** WHAT YOU NEED TO DO **
Give an exact transcription of every line, dropping the images.

** GIVEN MATERIAL **

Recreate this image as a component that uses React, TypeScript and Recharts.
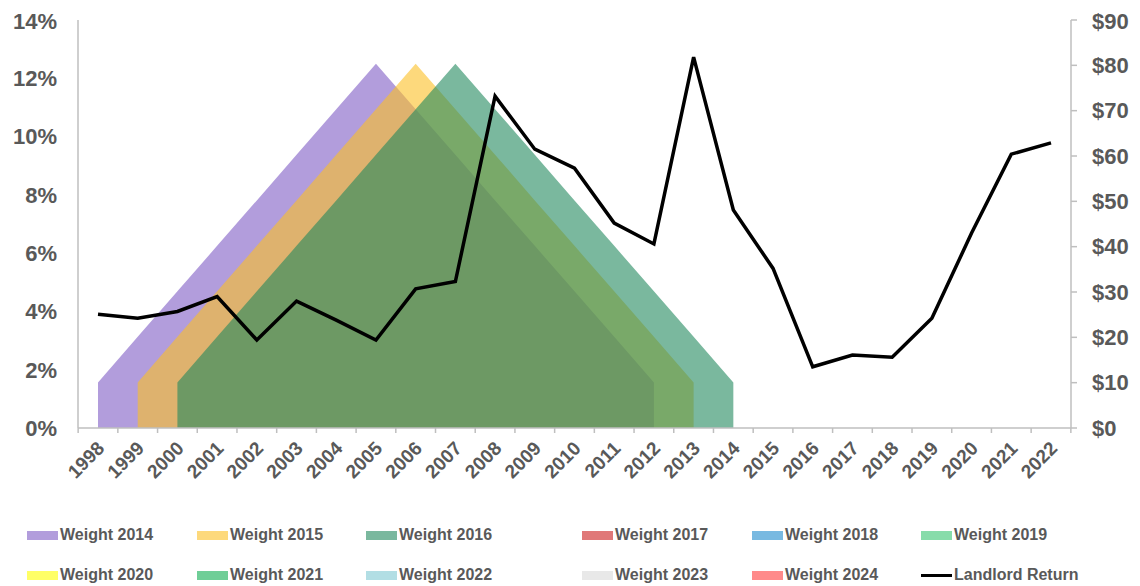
import React from 'react';
import { ComposedChart, Area, Line, XAxis, YAxis } from 'recharts';

const years = ['1998', '1999', '2000', '2001', '2002', '2003', '2004', '2005', '2006', '2007', '2008', '2009', '2010',
  '2011', '2012', '2013', '2014', '2015', '2016', '2017', '2018', '2019', '2020', '2021', '2022'];

// weights (share of total), triangular profile
const weight2014 = [0.0156, 0.0313, 0.0469, 0.0625, 0.0781, 0.0938, 0.1094, 0.125, 0.1094, 0.0938, 0.0781, 0.0625,
  0.0469, 0.0313, 0.0156, null, null, null, null, null, null, null, null, null, null];
const weight2015 = [null, 0.0156, 0.0313, 0.0469, 0.0625, 0.0781, 0.0938, 0.1094, 0.125, 0.1094, 0.0938, 0.0781,
  0.0625, 0.0469, 0.0313, 0.0156, null, null, null, null, null, null, null, null, null];
const weight2016 = [null, null, 0.0156, 0.0313, 0.0469, 0.0625, 0.0781, 0.0938, 0.1094, 0.125, 0.1094, 0.0938,
  0.0781, 0.0625, 0.0469, 0.0313, 0.0156, null, null, null, null, null, null, null, null];

// landlord return in $
const landlordReturn = [25.1, 24.2, 25.7, 29.0, 19.4, 28.0, 23.8, 19.4, 30.7, 32.3, 73.2, 61.5, 57.3, 45.2, 40.6,
  81.8, 48.1, 35.2, 13.5, 16.1, 15.6, 24.2, 43.0, 60.4, 62.9];

const pctTicks = [0, 0.02, 0.04, 0.06, 0.08, 0.1, 0.12, 0.14];
const dollarTicks = [0, 10, 20, 30, 40, 50, 60, 70, 80, 90];

const legendItems = [
  { name: 'Weight 2014', color: '#7F5CC5' },
  { name: 'Weight 2015', color: '#FBC024' },
  { name: 'Weight 2016', color: '#21895D' },
  { name: 'Weight 2017', color: '#CB1E1E' },
  { name: 'Weight 2018', color: '#1E8ACD' },
  { name: 'Weight 2019', color: '#37C571' },
  { name: 'Weight 2020', color: '#FFFF00' },
  { name: 'Weight 2021', color: '#0FAE52' },
  { name: 'Weight 2022', color: '#7FC8D2' },
  { name: 'Weight 2023', color: '#D8D8D8' },
  { name: 'Weight 2024', color: '#FF3C3C' },
  { name: 'Landlord Return', color: '#000000' },
];

const data = years.map((year, i) => ({
  year,
  w2014: weight2014[i],
  w2015: weight2015[i],
  w2016: weight2016[i],
  ret: landlordReturn[i],
}));

const FONT = '"Liberation Sans", Arial, sans-serif';
const TEXT = '#595959';
const AXIS = '#BFBFBF';
const HALF_BAND = 19.86;
const LEGEND_COLS = [19, 189, 358, 574, 744, 913];

const XTick = (props: any) => {
  const { x, y, payload, index } = props;
  const tx = x + 4;
  const ty = y + 18;
  return (
    <g>
      <line x1={x - HALF_BAND} x2={x - HALF_BAND} y1={y} y2={y + 5} stroke={AXIS} strokeWidth={1.5} />
      {index === years.length - 1 && (
        <line x1={x + HALF_BAND} x2={x + HALF_BAND} y1={y} y2={y + 5} stroke={AXIS} strokeWidth={1.5} />
      )}
      <text x={tx} y={ty} textAnchor="end" dominantBaseline="middle" transform={`rotate(-45, ${tx}, ${ty})`}
        fill={TEXT} fontSize={19} fontWeight="bold" fontFamily={FONT}>
        {payload.value}
      </text>
    </g>
  );
};

const App = () => {
  return (
    <div style={{ position: 'relative', width: 1124, height: 578, fontFamily: FONT }}>
      <ComposedChart width={1124} height={490} data={data} margin={{ top: 12, right: 0, left: 0, bottom: 0 }}>
        <XAxis dataKey="year" padding={{ left: 20, right: 20 }} stroke={AXIS} strokeWidth={1.5}
          tickLine={false} tickSize={0} tickMargin={0} height={70} interval={0} tick={<XTick />} />
        <YAxis yAxisId="left" domain={[0, 0.14]} ticks={pctTicks} width={70} stroke={AXIS} strokeWidth={1.5}
          tickLine={false} tickMargin={15} tickFormatter={(v: number) => `${Math.round(v * 100)}%`}
          tick={{ fill: TEXT, fontSize: 22, fontWeight: 'bold', fontFamily: FONT }} />
        <YAxis yAxisId="right" orientation="right" domain={[0, 90]} ticks={dollarTicks} width={61}
          stroke={AXIS} strokeWidth={1.5} tickSize={6} tickMargin={15} tickFormatter={(v: number) => `$${v}`}
          tick={{ fill: TEXT, fontSize: 22, fontWeight: 'bold', fontFamily: FONT, textAnchor: 'start' }} />
        <Area yAxisId="left" type="linear" dataKey="w2014" fill={legendItems[0].color} fillOpacity={0.6}
          stroke="none" isAnimationActive={false} />
        <Area yAxisId="left" type="linear" dataKey="w2015" fill={legendItems[1].color} fillOpacity={0.6}
          stroke="none" isAnimationActive={false} />
        <Area yAxisId="left" type="linear" dataKey="w2016" fill={legendItems[2].color} fillOpacity={0.6}
          stroke="none" isAnimationActive={false} />
        <Line yAxisId="right" type="linear" dataKey="ret" stroke="#000" strokeWidth={3.5} dot={false}
          isAnimationActive={false} />
      </ComposedChart>

      {legendItems.map((item, i) => (
        <div key={item.name} style={{
          position: 'absolute', left: LEGEND_COLS[i % 6], top: 517 + Math.floor(i / 6) * 40, height: 20,
          display: 'flex', alignItems: 'center',
        }}>
          {item.name === 'Landlord Return' ? (
            <div style={{ width: 31, height: 3, background: '#000', marginRight: 2 }} />
          ) : (
            <div style={{ width: 31, height: 9, background: item.color, opacity: 0.6, marginRight: 2 }} />
          )}
          <span style={{ fontSize: 16, fontWeight: 'bold', color: TEXT, whiteSpace: 'nowrap' }}>{item.name}</span>
        </div>
      ))}
    </div>
  );
};

export default App;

** FULL ANSWER **
Recreate this image as a component that uses React, TypeScript and Recharts.
import React from 'react';
import { ComposedChart, Area, Line, XAxis, YAxis } from 'recharts';

const years = ['1998', '1999', '2000', '2001', '2002', '2003', '2004', '2005', '2006', '2007', '2008', '2009', '2010',
  '2011', '2012', '2013', '2014', '2015', '2016', '2017', '2018', '2019', '2020', '2021', '2022'];

// weights (share of total), triangular profile
const weight2014 = [0.0156, 0.0313, 0.0469, 0.0625, 0.0781, 0.0938, 0.1094, 0.125, 0.1094, 0.0938, 0.0781, 0.0625,
  0.0469, 0.0313, 0.0156, null, null, null, null, null, null, null, null, null, null];
const weight2015 = [null, 0.0156, 0.0313, 0.0469, 0.0625, 0.0781, 0.0938, 0.1094, 0.125, 0.1094, 0.0938, 0.0781,
  0.0625, 0.0469, 0.0313, 0.0156, null, null, null, null, null, null, null, null, null];
const weight2016 = [null, null, 0.0156, 0.0313, 0.0469, 0.0625, 0.0781, 0.0938, 0.1094, 0.125, 0.1094, 0.0938,
  0.0781, 0.0625, 0.0469, 0.0313, 0.0156, null, null, null, null, null, null, null, null];

// landlord return in $
const landlordReturn = [25.1, 24.2, 25.7, 29.0, 19.4, 28.0, 23.8, 19.4, 30.7, 32.3, 73.2, 61.5, 57.3, 45.2, 40.6,
  81.8, 48.1, 35.2, 13.5, 16.1, 15.6, 24.2, 43.0, 60.4, 62.9];

const pctTicks = [0, 0.02, 0.04, 0.06, 0.08, 0.1, 0.12, 0.14];
const dollarTicks = [0, 10, 20, 30, 40, 50, 60, 70, 80, 90];

const legendItems = [
  { name: 'Weight 2014', color: '#7F5CC5' },
  { name: 'Weight 2015', color: '#FBC024' },
  { name: 'Weight 2016', color: '#21895D' },
  { name: 'Weight 2017', color: '#CB1E1E' },
  { name: 'Weight 2018', color: '#1E8ACD' },
  { name: 'Weight 2019', color: '#37C571' },
  { name: 'Weight 2020', color: '#FFFF00' },
  { name: 'Weight 2021', color: '#0FAE52' },
  { name: 'Weight 2022', color: '#7FC8D2' },
  { name: 'Weight 2023', color: '#D8D8D8' },
  { name: 'Weight 2024', color: '#FF3C3C' },
  { name: 'Landlord Return', color: '#000000' },
];

const data = years.map((year, i) => ({
  year,
  w2014: weight2014[i],
  w2015: weight2015[i],
  w2016: weight2016[i],
  ret: landlordReturn[i],
}));

const FONT = '"Liberation Sans", Arial, sans-serif';
const TEXT = '#595959';
const AXIS = '#BFBFBF';
const HALF_BAND = 19.86;
const LEGEND_COLS = [19, 189, 358, 574, 744, 913];

const XTick = (props: any) => {
  const { x, y, payload, index } = props;
  const tx = x + 4;
  const ty = y + 18;
  return (
    <g>
      <line x1={x - HALF_BAND} x2={x - HALF_BAND} y1={y} y2={y + 5} stroke={AXIS} strokeWidth={1.5} />
      {index === years.length - 1 && (
        <line x1={x + HALF_BAND} x2={x + HALF_BAND} y1={y} y2={y + 5} stroke={AXIS} strokeWidth={1.5} />
      )}
      <text x={tx} y={ty} textAnchor="end" dominantBaseline="middle" transform={`rotate(-45, ${tx}, ${ty})`}
        fill={TEXT} fontSize={19} fontWeight="bold" fontFamily={FONT}>
        {payload.value}
      </text>
    </g>
  );
};

const App = () => {
  return (
    <div style={{ position: 'relative', width: 1124, height: 578, fontFamily: FONT }}>
      <ComposedChart width={1124} height={490} data={data} margin={{ top: 12, right: 0, left: 0, bottom: 0 }}>
        <XAxis dataKey="year" padding={{ left: 20, right: 20 }} stroke={AXIS} strokeWidth={1.5}
          tickLine={false} tickSize={0} tickMargin={0} height={70} interval={0} tick={<XTick />} />
        <YAxis yAxisId="left" domain={[0, 0.14]} ticks={pctTicks} width={70} stroke={AXIS} strokeWidth={1.5}
          tickLine={false} tickMargin={15} tickFormatter={(v: number) => `${Math.round(v * 100)}%`}
          tick={{ fill: TEXT, fontSize: 22, fontWeight: 'bold', fontFamily: FONT }} />
        <YAxis yAxisId="right" orientation="right" domain={[0, 90]} ticks={dollarTicks} width={61}
          stroke={AXIS} strokeWidth={1.5} tickSize={6} tickMargin={15} tickFormatter={(v: number) => `$${v}`}
          tick={{ fill: TEXT, fontSize: 22, fontWeight: 'bold', fontFamily: FONT, textAnchor: 'start' }} />
        <Area yAxisId="left" type="linear" dataKey="w2014" fill={legendItems[0].color} fillOpacity={0.6}
          stroke="none" isAnimationActive={false} />
        <Area yAxisId="left" type="linear" dataKey="w2015" fill={legendItems[1].color} fillOpacity={0.6}
          stroke="none" isAnimationActive={false} />
        <Area yAxisId="left" type="linear" dataKey="w2016" fill={legendItems[2].color} fillOpacity={0.6}
          stroke="none" isAnimationActive={false} />
        <Line yAxisId="right" type="linear" dataKey="ret" stroke="#000" strokeWidth={3.5} dot={false}
          isAnimationActive={false} />
      </ComposedChart>

      {legendItems.map((item, i) => (
        <div key={item.name} style={{
          position: 'absolute', left: LEGEND_COLS[i % 6], top: 517 + Math.floor(i / 6) * 40, height: 20,
          display: 'flex', alignItems: 'center',
        }}>
          {item.name === 'Landlord Return' ? (
            <div style={{ width: 31, height: 3, background: '#000', marginRight: 2 }} />
          ) : (
            <div style={{ width: 31, height: 9, background: item.color, opacity: 0.6, marginRight: 2 }} />
          )}
          <span style={{ fontSize: 16, fontWeight: 'bold', color: TEXT, whiteSpace: 'nowrap' }}>{item.name}</span>
        </div>
      ))}
    </div>
  );
};

export default App;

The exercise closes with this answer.